Dissolve yeast in warm water in a bowl. Let stand until the yeast softens and begins to form a creamy foam, about 5 minutes.
Heat milk and 1/2 cup butter together in a saucepan over medium-high heat until milk is heated just below boiling, about 5 minutes. Remove saucepan from heat and cool scalded milk to lukewarm temperature.
Beat 1 cup sugar, eggs, salt, nutmeg, and vanilla extract together in a bowl, add milk mixture and yeast mixture and stir until just combined. Drain raisins and stir into sugar mixture. Beat flour, 2 cups at a time, into sugar mixture, beating well after each addition until dough is well mixed.
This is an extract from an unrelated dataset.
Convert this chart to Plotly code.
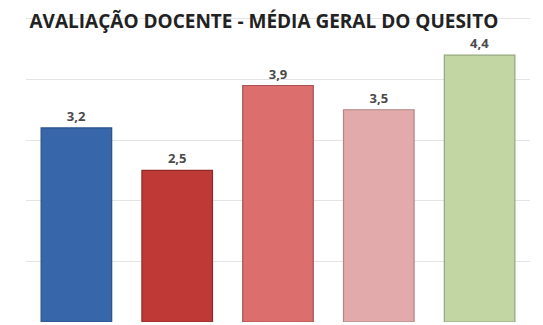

Set bowl in a warm area of the kitchen, cover with a clean towel, and allow dough to double in size, about 2 hours.
Grease two 9x5-inch loaf pans.
Beat dough down to release air and pour into the prepared loaf pans.
Mix 1 cup sugar, 1 cup flour, and 1 tablespoon butter together in a bowl using 2 knives in a scissor-like fashion until crumbly, sprinkle over dough. Allow dough to double in size, 30 to 45 minutes.
Preheat oven to 310 degrees F (154 degrees C).
Bake in the preheated oven until a toothpick inserted in the center of a loaf comes out clean, about 45 minutes. Remove loaves from pans and cool on a wire rack.